Recorded data:
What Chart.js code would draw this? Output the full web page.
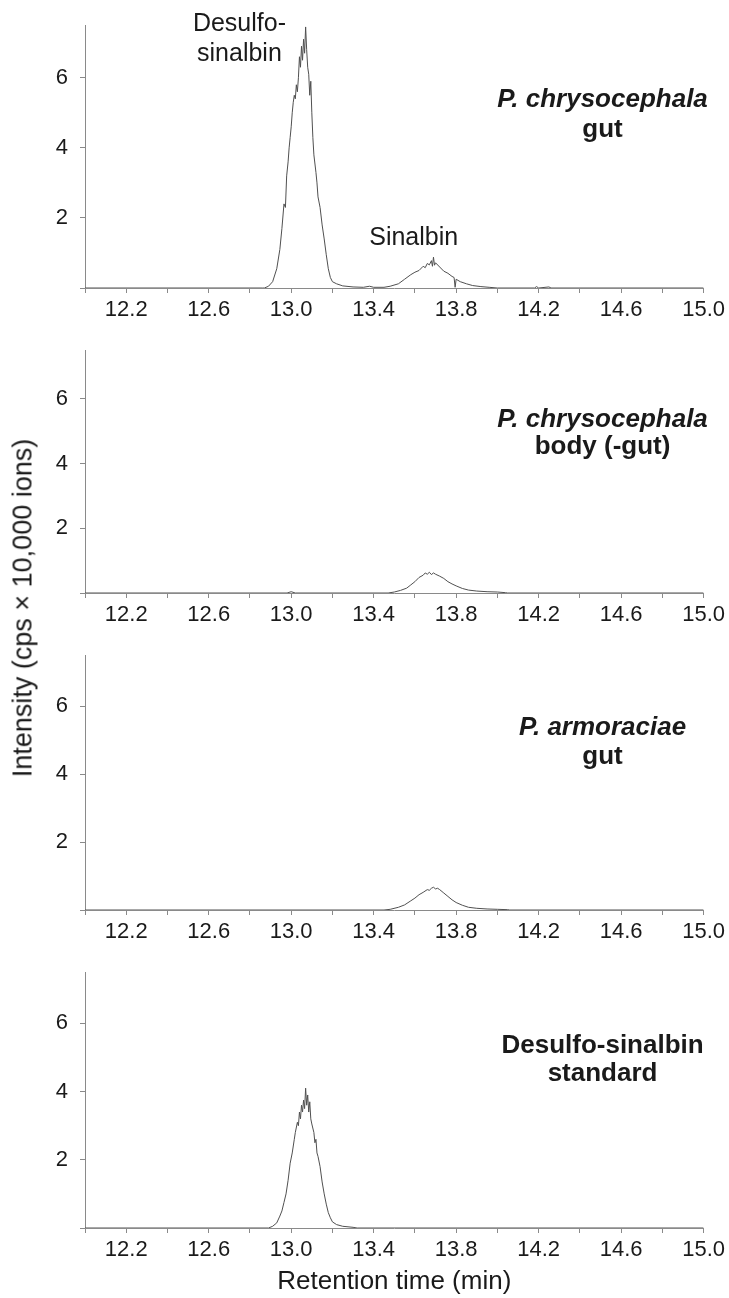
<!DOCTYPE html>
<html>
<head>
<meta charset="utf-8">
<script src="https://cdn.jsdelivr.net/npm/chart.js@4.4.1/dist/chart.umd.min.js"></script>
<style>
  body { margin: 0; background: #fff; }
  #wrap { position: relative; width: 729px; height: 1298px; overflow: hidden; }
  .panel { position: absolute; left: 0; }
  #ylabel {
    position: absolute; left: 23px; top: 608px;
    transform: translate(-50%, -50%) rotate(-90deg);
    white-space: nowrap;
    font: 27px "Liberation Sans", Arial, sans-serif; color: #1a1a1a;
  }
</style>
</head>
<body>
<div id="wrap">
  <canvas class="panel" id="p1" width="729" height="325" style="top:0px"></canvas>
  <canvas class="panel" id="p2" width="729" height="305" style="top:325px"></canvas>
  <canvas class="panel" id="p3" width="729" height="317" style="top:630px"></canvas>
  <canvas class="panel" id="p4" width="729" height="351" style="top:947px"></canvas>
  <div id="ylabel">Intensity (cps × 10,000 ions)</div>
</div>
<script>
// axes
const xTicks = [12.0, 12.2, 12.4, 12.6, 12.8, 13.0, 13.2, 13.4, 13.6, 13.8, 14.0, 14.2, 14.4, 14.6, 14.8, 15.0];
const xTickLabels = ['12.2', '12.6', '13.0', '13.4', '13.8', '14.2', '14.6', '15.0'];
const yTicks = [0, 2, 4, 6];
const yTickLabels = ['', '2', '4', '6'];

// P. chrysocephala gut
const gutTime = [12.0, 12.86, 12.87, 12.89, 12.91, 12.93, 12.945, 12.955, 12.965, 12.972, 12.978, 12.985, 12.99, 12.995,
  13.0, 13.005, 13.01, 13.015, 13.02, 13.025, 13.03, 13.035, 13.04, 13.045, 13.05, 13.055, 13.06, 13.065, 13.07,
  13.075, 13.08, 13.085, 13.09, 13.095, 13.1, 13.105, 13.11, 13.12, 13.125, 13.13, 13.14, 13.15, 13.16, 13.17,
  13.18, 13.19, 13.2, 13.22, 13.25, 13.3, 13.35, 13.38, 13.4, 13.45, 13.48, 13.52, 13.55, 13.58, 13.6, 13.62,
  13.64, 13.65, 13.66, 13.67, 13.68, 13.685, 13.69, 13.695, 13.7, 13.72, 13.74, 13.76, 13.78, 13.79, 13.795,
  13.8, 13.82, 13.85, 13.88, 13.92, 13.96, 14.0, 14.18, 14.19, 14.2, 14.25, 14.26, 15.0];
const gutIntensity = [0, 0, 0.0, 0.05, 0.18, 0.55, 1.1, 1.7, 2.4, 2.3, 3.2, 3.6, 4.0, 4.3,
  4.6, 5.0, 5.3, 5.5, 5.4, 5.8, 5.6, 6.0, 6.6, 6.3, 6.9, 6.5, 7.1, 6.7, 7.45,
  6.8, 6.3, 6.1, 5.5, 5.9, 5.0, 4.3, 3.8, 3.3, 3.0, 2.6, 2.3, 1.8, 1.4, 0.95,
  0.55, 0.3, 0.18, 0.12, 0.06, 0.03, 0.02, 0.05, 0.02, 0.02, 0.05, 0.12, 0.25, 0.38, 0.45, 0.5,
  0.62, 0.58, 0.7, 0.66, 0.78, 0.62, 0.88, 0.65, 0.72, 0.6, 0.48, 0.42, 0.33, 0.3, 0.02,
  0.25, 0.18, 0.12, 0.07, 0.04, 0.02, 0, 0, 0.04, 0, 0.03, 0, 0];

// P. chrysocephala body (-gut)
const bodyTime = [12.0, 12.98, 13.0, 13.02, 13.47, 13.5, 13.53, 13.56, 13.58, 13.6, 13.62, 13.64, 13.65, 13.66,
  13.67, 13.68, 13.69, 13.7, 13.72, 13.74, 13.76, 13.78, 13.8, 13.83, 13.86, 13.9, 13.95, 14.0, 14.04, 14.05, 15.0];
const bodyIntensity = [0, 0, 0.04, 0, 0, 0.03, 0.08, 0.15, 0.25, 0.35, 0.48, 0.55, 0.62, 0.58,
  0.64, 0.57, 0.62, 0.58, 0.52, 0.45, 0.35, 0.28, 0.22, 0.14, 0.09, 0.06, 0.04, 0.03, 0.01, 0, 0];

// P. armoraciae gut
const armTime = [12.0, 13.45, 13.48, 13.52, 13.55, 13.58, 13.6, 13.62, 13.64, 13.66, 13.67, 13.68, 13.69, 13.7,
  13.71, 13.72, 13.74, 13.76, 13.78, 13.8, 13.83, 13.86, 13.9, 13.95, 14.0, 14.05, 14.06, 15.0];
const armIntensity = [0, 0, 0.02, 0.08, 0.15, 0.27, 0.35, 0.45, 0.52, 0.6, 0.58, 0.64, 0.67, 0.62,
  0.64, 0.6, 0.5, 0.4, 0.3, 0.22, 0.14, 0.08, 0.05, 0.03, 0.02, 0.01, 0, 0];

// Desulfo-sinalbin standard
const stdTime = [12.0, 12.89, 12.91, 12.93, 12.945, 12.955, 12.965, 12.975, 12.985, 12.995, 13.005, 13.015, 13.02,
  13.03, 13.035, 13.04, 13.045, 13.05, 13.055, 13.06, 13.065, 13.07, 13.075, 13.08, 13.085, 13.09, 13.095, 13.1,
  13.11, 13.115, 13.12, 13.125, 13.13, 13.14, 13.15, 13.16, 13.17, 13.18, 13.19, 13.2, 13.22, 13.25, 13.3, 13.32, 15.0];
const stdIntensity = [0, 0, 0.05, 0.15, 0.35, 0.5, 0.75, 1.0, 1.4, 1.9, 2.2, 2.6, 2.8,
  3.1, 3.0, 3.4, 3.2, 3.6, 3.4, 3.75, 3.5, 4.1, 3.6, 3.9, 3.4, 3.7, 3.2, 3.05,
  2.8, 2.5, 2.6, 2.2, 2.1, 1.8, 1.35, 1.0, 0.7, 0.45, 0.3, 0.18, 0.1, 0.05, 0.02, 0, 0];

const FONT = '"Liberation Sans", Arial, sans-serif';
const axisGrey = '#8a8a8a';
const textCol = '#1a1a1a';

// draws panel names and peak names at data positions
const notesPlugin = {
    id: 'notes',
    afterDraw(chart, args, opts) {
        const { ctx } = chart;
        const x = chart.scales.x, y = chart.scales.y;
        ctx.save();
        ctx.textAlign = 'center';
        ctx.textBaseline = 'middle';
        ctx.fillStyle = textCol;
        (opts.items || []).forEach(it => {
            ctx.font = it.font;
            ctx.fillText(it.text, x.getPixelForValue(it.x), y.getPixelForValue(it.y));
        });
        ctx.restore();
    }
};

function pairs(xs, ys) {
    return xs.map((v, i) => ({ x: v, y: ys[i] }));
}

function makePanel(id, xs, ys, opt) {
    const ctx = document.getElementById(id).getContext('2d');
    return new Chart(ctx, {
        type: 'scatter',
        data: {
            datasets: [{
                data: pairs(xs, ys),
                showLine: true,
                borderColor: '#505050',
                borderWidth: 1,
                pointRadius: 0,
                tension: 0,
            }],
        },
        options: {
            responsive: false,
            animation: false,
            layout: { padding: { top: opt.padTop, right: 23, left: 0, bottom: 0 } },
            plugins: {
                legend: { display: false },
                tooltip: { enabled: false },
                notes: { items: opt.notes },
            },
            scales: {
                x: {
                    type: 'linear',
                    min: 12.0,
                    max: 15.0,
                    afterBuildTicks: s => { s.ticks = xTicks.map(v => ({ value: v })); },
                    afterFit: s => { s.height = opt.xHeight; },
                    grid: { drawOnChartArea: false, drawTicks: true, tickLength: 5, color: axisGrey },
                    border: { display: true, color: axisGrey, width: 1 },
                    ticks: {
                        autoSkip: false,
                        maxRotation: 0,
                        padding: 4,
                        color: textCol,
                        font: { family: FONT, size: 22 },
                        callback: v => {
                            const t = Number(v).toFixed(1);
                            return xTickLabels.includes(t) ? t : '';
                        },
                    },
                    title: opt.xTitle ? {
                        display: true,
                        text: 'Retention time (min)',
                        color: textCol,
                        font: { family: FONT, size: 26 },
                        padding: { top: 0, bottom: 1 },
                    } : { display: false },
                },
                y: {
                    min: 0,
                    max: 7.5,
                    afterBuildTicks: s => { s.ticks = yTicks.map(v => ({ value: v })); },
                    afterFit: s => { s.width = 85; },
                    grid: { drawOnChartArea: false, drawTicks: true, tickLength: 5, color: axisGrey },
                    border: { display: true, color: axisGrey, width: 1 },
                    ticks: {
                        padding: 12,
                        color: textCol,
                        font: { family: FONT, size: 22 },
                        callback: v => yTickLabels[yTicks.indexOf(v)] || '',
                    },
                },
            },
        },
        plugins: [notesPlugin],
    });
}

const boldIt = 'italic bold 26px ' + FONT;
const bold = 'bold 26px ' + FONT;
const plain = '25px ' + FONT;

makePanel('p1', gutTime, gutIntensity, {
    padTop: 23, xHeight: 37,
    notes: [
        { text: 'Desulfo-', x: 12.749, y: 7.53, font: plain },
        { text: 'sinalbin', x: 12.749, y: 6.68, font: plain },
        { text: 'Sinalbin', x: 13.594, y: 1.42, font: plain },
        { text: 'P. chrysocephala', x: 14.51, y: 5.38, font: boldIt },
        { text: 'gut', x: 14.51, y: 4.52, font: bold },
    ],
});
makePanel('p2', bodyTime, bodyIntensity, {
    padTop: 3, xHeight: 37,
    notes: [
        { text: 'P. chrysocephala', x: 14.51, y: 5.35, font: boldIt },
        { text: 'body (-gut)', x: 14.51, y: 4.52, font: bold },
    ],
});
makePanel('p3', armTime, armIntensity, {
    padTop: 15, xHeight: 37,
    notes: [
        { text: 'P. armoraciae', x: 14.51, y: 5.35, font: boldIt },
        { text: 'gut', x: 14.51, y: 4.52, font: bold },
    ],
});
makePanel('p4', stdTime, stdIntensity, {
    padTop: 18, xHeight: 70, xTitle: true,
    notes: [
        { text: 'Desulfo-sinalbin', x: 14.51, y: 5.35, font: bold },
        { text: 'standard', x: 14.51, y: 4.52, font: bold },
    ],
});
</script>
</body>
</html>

* * *

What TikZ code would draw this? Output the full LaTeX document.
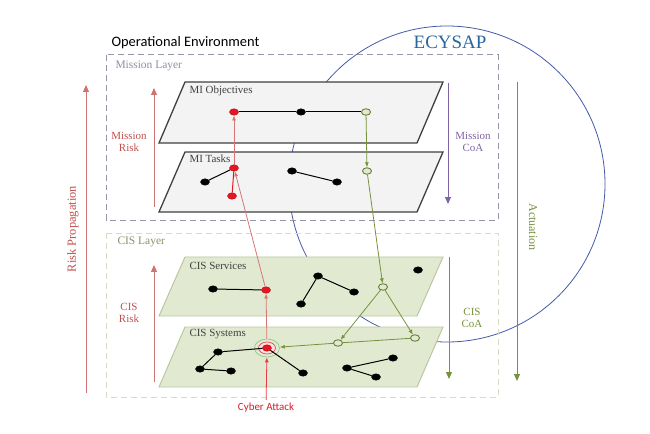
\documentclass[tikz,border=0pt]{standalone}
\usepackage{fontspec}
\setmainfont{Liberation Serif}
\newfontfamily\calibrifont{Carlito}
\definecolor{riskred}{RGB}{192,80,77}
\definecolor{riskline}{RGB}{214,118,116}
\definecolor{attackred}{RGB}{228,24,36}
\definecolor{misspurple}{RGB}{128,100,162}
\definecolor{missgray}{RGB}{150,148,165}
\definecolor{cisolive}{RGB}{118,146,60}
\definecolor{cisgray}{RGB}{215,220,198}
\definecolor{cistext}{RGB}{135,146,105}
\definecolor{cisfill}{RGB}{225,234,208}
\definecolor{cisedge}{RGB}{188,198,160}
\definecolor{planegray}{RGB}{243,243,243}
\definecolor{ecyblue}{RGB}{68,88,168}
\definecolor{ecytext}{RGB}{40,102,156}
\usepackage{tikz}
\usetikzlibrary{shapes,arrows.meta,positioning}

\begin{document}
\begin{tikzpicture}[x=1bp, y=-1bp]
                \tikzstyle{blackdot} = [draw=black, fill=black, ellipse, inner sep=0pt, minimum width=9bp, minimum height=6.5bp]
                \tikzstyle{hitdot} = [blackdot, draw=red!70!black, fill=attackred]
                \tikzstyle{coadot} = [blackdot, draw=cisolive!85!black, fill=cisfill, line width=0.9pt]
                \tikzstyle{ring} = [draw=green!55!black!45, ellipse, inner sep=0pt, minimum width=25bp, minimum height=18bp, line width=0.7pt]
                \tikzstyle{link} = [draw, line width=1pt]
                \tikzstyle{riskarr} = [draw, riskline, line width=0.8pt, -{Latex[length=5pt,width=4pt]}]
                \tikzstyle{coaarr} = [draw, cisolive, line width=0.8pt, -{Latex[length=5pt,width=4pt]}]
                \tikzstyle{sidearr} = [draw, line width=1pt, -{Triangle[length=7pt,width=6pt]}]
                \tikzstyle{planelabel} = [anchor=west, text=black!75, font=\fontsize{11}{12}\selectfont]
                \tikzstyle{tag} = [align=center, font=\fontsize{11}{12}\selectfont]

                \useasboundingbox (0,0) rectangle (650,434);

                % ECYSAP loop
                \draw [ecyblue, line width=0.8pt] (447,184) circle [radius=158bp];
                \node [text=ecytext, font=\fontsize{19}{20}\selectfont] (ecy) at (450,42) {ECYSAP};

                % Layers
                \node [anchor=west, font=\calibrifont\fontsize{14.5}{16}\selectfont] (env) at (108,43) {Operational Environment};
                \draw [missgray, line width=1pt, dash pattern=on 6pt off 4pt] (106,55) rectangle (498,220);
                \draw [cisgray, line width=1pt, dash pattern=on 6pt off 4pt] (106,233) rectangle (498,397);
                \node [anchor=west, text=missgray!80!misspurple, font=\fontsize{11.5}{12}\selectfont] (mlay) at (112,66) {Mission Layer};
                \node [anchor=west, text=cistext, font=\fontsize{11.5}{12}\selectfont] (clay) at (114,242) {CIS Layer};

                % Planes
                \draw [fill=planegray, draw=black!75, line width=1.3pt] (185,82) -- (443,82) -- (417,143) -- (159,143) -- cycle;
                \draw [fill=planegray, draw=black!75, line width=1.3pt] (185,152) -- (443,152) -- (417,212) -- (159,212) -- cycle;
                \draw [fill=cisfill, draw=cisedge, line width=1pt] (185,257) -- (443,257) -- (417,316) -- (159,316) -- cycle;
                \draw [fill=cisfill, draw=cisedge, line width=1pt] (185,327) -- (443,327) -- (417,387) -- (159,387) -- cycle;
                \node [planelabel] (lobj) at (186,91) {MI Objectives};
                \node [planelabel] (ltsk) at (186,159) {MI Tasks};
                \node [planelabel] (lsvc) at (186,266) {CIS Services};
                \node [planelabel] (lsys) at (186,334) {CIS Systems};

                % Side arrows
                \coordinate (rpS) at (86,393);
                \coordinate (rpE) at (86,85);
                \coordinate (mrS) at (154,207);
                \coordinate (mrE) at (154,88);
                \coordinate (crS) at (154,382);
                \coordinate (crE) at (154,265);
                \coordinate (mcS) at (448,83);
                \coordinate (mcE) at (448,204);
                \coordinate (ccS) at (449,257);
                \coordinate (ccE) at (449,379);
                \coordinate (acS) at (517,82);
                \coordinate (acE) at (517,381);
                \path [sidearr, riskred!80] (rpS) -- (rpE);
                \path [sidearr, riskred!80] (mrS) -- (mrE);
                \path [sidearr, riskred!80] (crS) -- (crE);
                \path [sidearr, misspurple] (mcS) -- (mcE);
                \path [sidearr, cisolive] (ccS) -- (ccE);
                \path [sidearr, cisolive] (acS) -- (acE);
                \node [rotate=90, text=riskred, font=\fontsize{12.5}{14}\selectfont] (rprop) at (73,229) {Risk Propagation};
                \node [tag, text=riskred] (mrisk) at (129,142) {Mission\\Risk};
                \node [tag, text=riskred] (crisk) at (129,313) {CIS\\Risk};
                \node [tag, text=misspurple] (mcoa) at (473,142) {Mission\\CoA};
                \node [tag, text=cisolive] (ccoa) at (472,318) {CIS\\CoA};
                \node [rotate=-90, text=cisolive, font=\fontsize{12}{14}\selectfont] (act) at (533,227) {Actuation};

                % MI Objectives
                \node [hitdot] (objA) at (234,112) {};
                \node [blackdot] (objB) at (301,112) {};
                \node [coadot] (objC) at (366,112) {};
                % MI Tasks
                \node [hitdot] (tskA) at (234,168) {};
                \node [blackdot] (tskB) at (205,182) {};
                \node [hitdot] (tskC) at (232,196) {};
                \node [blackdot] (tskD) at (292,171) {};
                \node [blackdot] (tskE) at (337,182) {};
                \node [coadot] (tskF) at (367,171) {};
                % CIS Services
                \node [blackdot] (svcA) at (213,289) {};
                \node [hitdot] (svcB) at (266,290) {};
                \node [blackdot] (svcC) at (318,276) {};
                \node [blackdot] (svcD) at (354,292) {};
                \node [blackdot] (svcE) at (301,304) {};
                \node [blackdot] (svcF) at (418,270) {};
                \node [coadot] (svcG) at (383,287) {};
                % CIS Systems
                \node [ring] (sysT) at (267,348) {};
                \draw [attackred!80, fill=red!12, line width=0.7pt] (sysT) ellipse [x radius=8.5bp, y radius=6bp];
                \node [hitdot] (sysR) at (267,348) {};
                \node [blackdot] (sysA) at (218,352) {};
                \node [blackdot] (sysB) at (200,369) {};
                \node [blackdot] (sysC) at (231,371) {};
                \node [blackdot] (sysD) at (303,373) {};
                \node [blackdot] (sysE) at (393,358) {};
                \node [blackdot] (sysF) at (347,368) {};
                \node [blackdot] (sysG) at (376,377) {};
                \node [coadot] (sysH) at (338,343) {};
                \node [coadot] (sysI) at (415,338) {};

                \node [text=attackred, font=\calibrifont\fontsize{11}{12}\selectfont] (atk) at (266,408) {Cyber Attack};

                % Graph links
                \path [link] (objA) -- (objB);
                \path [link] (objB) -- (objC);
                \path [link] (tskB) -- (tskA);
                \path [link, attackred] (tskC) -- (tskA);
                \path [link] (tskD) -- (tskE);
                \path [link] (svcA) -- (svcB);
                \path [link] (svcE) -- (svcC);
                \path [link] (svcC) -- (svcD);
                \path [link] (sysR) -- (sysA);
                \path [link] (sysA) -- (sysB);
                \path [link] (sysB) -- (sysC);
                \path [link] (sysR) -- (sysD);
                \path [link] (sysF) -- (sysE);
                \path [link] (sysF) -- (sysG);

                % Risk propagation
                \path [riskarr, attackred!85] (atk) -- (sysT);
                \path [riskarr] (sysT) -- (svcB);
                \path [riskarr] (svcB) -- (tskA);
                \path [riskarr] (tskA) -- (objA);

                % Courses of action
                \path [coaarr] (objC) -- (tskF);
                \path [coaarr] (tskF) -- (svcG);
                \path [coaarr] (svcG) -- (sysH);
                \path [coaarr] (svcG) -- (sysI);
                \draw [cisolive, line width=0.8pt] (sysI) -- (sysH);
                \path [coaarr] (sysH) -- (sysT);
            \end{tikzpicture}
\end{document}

* * *

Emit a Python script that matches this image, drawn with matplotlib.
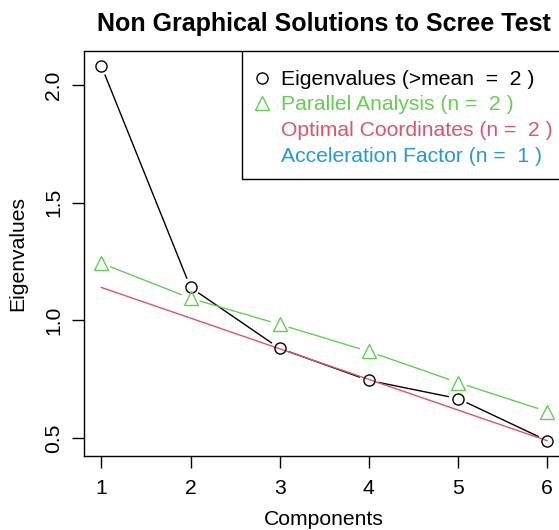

What you will do:
Leaving out the pictures, extract the stretch from the line holding "What Chart.js code" through the line holding "const yTickLabels = ['', '2', '4', '6'];", word for word.

Solution to this task:
What Chart.js code would draw this? Output the full web page.
<!DOCTYPE html>
<html>
<head>
<meta charset="utf-8">
<script src="https://cdn.jsdelivr.net/npm/chart.js@4.4.1/dist/chart.umd.min.js"></script>
<style>
  body { margin: 0; background: #fff; }
  #wrap { position: relative; width: 729px; height: 1298px; overflow: hidden; }
  .panel { position: absolute; left: 0; }
  #ylabel {
    position: absolute; left: 23px; top: 608px;
    transform: translate(-50%, -50%) rotate(-90deg);
    white-space: nowrap;
    font: 27px "Liberation Sans", Arial, sans-serif; color: #1a1a1a;
  }
</style>
</head>
<body>
<div id="wrap">
  <canvas class="panel" id="p1" width="729" height="325" style="top:0px"></canvas>
  <canvas class="panel" id="p2" width="729" height="305" style="top:325px"></canvas>
  <canvas class="panel" id="p3" width="729" height="317" style="top:630px"></canvas>
  <canvas class="panel" id="p4" width="729" height="351" style="top:947px"></canvas>
  <div id="ylabel">Intensity (cps × 10,000 ions)</div>
</div>
<script>
// axes
const xTicks = [12.0, 12.2, 12.4, 12.6, 12.8, 13.0, 13.2, 13.4, 13.6, 13.8, 14.0, 14.2, 14.4, 14.6, 14.8, 15.0];
const xTickLabels = ['12.2', '12.6', '13.0', '13.4', '13.8', '14.2', '14.6', '15.0'];
const yTicks = [0, 2, 4, 6];
const yTickLabels = ['', '2', '4', '6'];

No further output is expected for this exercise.